INSTRUCTIONS FOR THE TASK: Transcribe the data in full and exactly, omitting any pictures.

++++

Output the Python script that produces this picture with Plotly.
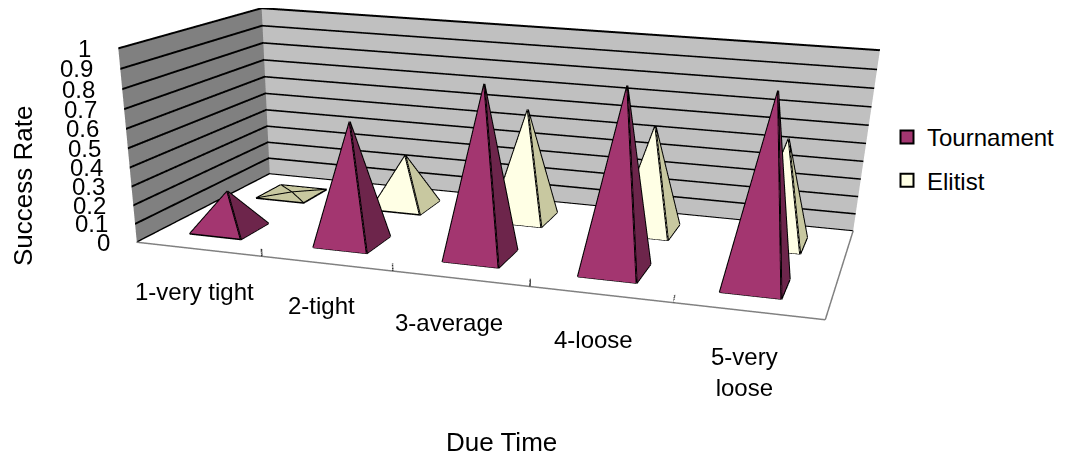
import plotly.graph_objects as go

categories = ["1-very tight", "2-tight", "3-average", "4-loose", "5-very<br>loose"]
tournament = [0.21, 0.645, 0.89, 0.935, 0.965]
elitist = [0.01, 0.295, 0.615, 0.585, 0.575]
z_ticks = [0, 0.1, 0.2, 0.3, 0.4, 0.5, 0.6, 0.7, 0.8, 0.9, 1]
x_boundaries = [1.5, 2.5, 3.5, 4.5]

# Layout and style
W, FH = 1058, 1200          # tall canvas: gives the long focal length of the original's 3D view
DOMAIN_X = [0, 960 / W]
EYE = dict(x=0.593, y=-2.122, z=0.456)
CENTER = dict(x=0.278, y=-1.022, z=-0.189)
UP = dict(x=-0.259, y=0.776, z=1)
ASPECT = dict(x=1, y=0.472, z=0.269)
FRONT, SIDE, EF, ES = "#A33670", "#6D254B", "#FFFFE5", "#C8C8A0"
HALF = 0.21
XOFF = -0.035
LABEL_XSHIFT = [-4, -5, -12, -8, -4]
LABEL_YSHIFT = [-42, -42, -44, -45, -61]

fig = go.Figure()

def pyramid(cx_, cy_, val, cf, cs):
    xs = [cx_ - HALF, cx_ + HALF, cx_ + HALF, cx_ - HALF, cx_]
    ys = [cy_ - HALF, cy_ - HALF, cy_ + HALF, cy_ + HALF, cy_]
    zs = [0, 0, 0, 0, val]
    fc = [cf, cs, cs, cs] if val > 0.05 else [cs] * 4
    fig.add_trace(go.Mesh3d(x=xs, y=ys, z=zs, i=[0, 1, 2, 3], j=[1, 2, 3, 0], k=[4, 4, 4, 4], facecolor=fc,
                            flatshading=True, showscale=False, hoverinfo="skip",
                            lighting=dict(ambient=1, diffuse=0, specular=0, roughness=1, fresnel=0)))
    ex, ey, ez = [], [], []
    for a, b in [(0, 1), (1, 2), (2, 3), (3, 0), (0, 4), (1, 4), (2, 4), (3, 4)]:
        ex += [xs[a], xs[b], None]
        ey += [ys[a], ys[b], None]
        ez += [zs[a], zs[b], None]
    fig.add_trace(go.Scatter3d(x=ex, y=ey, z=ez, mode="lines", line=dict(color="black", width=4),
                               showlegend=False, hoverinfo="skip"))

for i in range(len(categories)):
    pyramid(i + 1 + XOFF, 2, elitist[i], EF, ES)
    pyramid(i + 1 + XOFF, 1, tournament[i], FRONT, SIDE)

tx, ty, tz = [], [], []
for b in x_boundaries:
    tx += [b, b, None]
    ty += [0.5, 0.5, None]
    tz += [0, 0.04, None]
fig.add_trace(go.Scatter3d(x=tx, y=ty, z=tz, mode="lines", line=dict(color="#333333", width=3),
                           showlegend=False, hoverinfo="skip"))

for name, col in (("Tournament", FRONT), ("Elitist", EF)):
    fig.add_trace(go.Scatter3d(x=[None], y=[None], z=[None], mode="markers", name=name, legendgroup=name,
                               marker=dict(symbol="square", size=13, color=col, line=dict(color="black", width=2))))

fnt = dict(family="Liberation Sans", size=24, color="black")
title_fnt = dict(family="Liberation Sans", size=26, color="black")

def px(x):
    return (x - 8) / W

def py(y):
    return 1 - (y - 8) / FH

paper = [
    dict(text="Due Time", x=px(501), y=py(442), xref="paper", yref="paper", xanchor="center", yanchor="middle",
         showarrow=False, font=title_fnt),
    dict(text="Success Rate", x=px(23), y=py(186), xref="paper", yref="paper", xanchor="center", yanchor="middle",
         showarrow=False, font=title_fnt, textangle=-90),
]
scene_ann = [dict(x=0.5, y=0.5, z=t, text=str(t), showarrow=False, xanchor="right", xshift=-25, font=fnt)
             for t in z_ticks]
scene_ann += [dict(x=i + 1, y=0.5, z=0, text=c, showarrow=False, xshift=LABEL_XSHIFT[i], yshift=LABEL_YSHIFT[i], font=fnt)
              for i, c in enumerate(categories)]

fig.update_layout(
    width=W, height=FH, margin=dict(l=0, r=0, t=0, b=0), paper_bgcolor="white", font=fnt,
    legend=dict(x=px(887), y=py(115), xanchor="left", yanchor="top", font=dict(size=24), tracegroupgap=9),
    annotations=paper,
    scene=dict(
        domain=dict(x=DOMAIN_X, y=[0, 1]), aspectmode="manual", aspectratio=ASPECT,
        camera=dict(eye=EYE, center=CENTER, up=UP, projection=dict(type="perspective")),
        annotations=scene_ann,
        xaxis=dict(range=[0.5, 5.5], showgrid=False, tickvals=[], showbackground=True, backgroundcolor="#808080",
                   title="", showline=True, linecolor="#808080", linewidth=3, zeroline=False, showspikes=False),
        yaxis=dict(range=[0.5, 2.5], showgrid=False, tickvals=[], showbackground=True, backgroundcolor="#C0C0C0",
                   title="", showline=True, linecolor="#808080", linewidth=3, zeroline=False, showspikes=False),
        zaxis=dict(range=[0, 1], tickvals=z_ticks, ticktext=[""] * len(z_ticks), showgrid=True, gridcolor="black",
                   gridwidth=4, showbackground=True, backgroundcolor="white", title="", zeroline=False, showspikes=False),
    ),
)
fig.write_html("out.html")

++++

WRITTEN ANSWER:
Output the Python script that produces this picture with Plotly.
import plotly.graph_objects as go

categories = ["1-very tight", "2-tight", "3-average", "4-loose", "5-very<br>loose"]
tournament = [0.21, 0.645, 0.89, 0.935, 0.965]
elitist = [0.01, 0.295, 0.615, 0.585, 0.575]
z_ticks = [0, 0.1, 0.2, 0.3, 0.4, 0.5, 0.6, 0.7, 0.8, 0.9, 1]
x_boundaries = [1.5, 2.5, 3.5, 4.5]

# Layout and style
W, FH = 1058, 1200          # tall canvas: gives the long focal length of the original's 3D view
DOMAIN_X = [0, 960 / W]
EYE = dict(x=0.593, y=-2.122, z=0.456)
CENTER = dict(x=0.278, y=-1.022, z=-0.189)
UP = dict(x=-0.259, y=0.776, z=1)
ASPECT = dict(x=1, y=0.472, z=0.269)
FRONT, SIDE, EF, ES = "#A33670", "#6D254B", "#FFFFE5", "#C8C8A0"
HALF = 0.21
XOFF = -0.035
LABEL_XSHIFT = [-4, -5, -12, -8, -4]
LABEL_YSHIFT = [-42, -42, -44, -45, -61]

fig = go.Figure()

def pyramid(cx_, cy_, val, cf, cs):
    xs = [cx_ - HALF, cx_ + HALF, cx_ + HALF, cx_ - HALF, cx_]
    ys = [cy_ - HALF, cy_ - HALF, cy_ + HALF, cy_ + HALF, cy_]
    zs = [0, 0, 0, 0, val]
    fc = [cf, cs, cs, cs] if val > 0.05 else [cs] * 4
    fig.add_trace(go.Mesh3d(x=xs, y=ys, z=zs, i=[0, 1, 2, 3], j=[1, 2, 3, 0], k=[4, 4, 4, 4], facecolor=fc,
                            flatshading=True, showscale=False, hoverinfo="skip",
                            lighting=dict(ambient=1, diffuse=0, specular=0, roughness=1, fresnel=0)))
    ex, ey, ez = [], [], []
    for a, b in [(0, 1), (1, 2), (2, 3), (3, 0), (0, 4), (1, 4), (2, 4), (3, 4)]:
        ex += [xs[a], xs[b], None]
        ey += [ys[a], ys[b], None]
        ez += [zs[a], zs[b], None]
    fig.add_trace(go.Scatter3d(x=ex, y=ey, z=ez, mode="lines", line=dict(color="black", width=4),
                               showlegend=False, hoverinfo="skip"))

for i in range(len(categories)):
    pyramid(i + 1 + XOFF, 2, elitist[i], EF, ES)
    pyramid(i + 1 + XOFF, 1, tournament[i], FRONT, SIDE)

tx, ty, tz = [], [], []
for b in x_boundaries:
    tx += [b, b, None]
    ty += [0.5, 0.5, None]
    tz += [0, 0.04, None]
fig.add_trace(go.Scatter3d(x=tx, y=ty, z=tz, mode="lines", line=dict(color="#333333", width=3),
                           showlegend=False, hoverinfo="skip"))

for name, col in (("Tournament", FRONT), ("Elitist", EF)):
    fig.add_trace(go.Scatter3d(x=[None], y=[None], z=[None], mode="markers", name=name, legendgroup=name,
                               marker=dict(symbol="square", size=13, color=col, line=dict(color="black", width=2))))

fnt = dict(family="Liberation Sans", size=24, color="black")
title_fnt = dict(family="Liberation Sans", size=26, color="black")

def px(x):
    return (x - 8) / W

def py(y):
    return 1 - (y - 8) / FH

paper = [
    dict(text="Due Time", x=px(501), y=py(442), xref="paper", yref="paper", xanchor="center", yanchor="middle",
         showarrow=False, font=title_fnt),
    dict(text="Success Rate", x=px(23), y=py(186), xref="paper", yref="paper", xanchor="center", yanchor="middle",
         showarrow=False, font=title_fnt, textangle=-90),
]
scene_ann = [dict(x=0.5, y=0.5, z=t, text=str(t), showarrow=False, xanchor="right", xshift=-25, font=fnt)
             for t in z_ticks]
scene_ann += [dict(x=i + 1, y=0.5, z=0, text=c, showarrow=False, xshift=LABEL_XSHIFT[i], yshift=LABEL_YSHIFT[i], font=fnt)
              for i, c in enumerate(categories)]

fig.update_layout(
    width=W, height=FH, margin=dict(l=0, r=0, t=0, b=0), paper_bgcolor="white", font=fnt,
    legend=dict(x=px(887), y=py(115), xanchor="left", yanchor="top", font=dict(size=24), tracegroupgap=9),
    annotations=paper,
    scene=dict(
        domain=dict(x=DOMAIN_X, y=[0, 1]), aspectmode="manual", aspectratio=ASPECT,
        camera=dict(eye=EYE, center=CENTER, up=UP, projection=dict(type="perspective")),
        annotations=scene_ann,
        xaxis=dict(range=[0.5, 5.5], showgrid=False, tickvals=[], showbackground=True, backgroundcolor="#808080",
                   title="", showline=True, linecolor="#808080", linewidth=3, zeroline=False, showspikes=False),
        yaxis=dict(range=[0.5, 2.5], showgrid=False, tickvals=[], showbackground=True, backgroundcolor="#C0C0C0",
                   title="", showline=True, linecolor="#808080", linewidth=3, zeroline=False, showspikes=False),
        zaxis=dict(range=[0, 1], tickvals=z_ticks, ticktext=[""] * len(z_ticks), showgrid=True, gridcolor="black",
                   gridwidth=4, showbackground=True, backgroundcolor="white", title="", zeroline=False, showspikes=False),
    ),
)
fig.write_html("out.html")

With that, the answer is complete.